Here I am again, saddling up to the blog post. Today my belly is extra happy because I finally found some walnuts to put in my oatmeal. I've been searching every store with no luck, and at long last, yesterday I found some a the megamart shopping gargantuan complex (not actual name). The only problem was they were still in their shells, and the house has no nut cracker. No worries, I just took them home and spent about a hour happily SMASHing them with a meat mallet and picking out the good bits. Brown sugar is another foodstuff item they don't have easily accessible here either. I set about to make chocolate chip cookies, but hit a snag with the brown sugar. That was easily fixed with a good hit of molasses. The other problem with the cookies though came about through purely human error. I neglected to have Dave pick up baking soda at the store. Without the baking soda the cookies would have just smooshed out all flat. So the solution to that? I threw in some instant oatmeal and put the whole concoction into a cake pan so as to contain the batter. Honestly, I was not expecting it all to work, but huzzah! It actually worked out quite deliciously. I suppose the only other difficultly I have with the food here is that I live in Seattle, which is the Kingdom of Wholegrain, and I've definitely fallen off the wagon of my healthy eating lifestyle. Before coming here I don't think I'd had a single sugary soda for upwards of about a year. Then Dave handed me a rum and coke, and hot damn it was tasty! The coke down here is made with cane sugar rather than high fructose corn syrup, and the difference is phenomenal. And when mixed with rum, Shoot that's mighty fine. Then there's the corn chips and the butter and cookies and Dave's cooking, which can only be labeled as a Decadent Meatstravaganza. Damn you saturated fats and cheap carbohydrates! Why are you so good!

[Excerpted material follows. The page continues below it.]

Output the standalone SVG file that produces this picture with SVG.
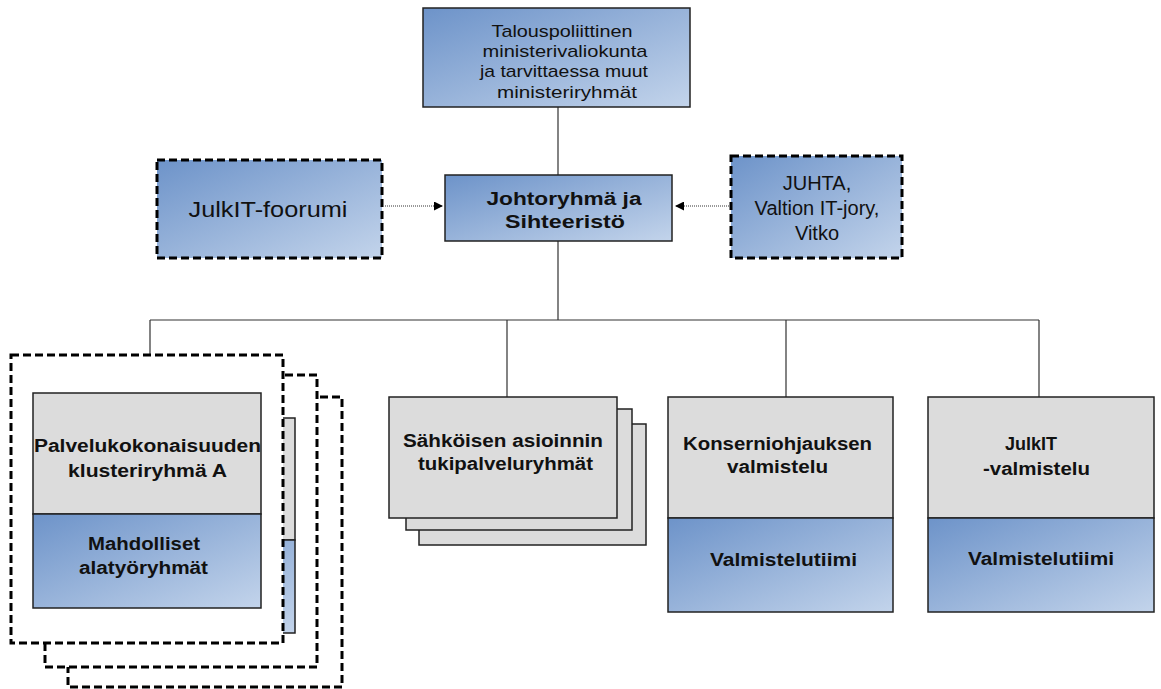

Let's see, what can I write about that doesn't revolve around food? Um, well there's power outages all the time. Seriously, like usually at least once a day, sometimes as many as 5 or 6. Luckily my sister is an important gringa and the government provides the house with a back up generator. So the power goes off, but then 5 seconds later the generator jumps to life and helps keep the party going.
The traffic here is insane. And having been in traffic all around the world I can tell you that Asia has crazy drivers, but the traffic itself more or less flows. Here, it's every man for himself. The most dominant car wins. Never in my life have I seen such a stunning example of the term cluster fuck. And it doesn't help that every time it rains many of the traffic lights short out. Plus, most people don't seem to bother with their turn signals, they just gesture out of the car window to indicate where they want to go. It's something to behold. I have been thus far, and so shall I ever be, a mere passenger in this monstrous spectacle. I strap myself securely into my seat, put my life in Dave's capable hands, and try to enjoy the ride.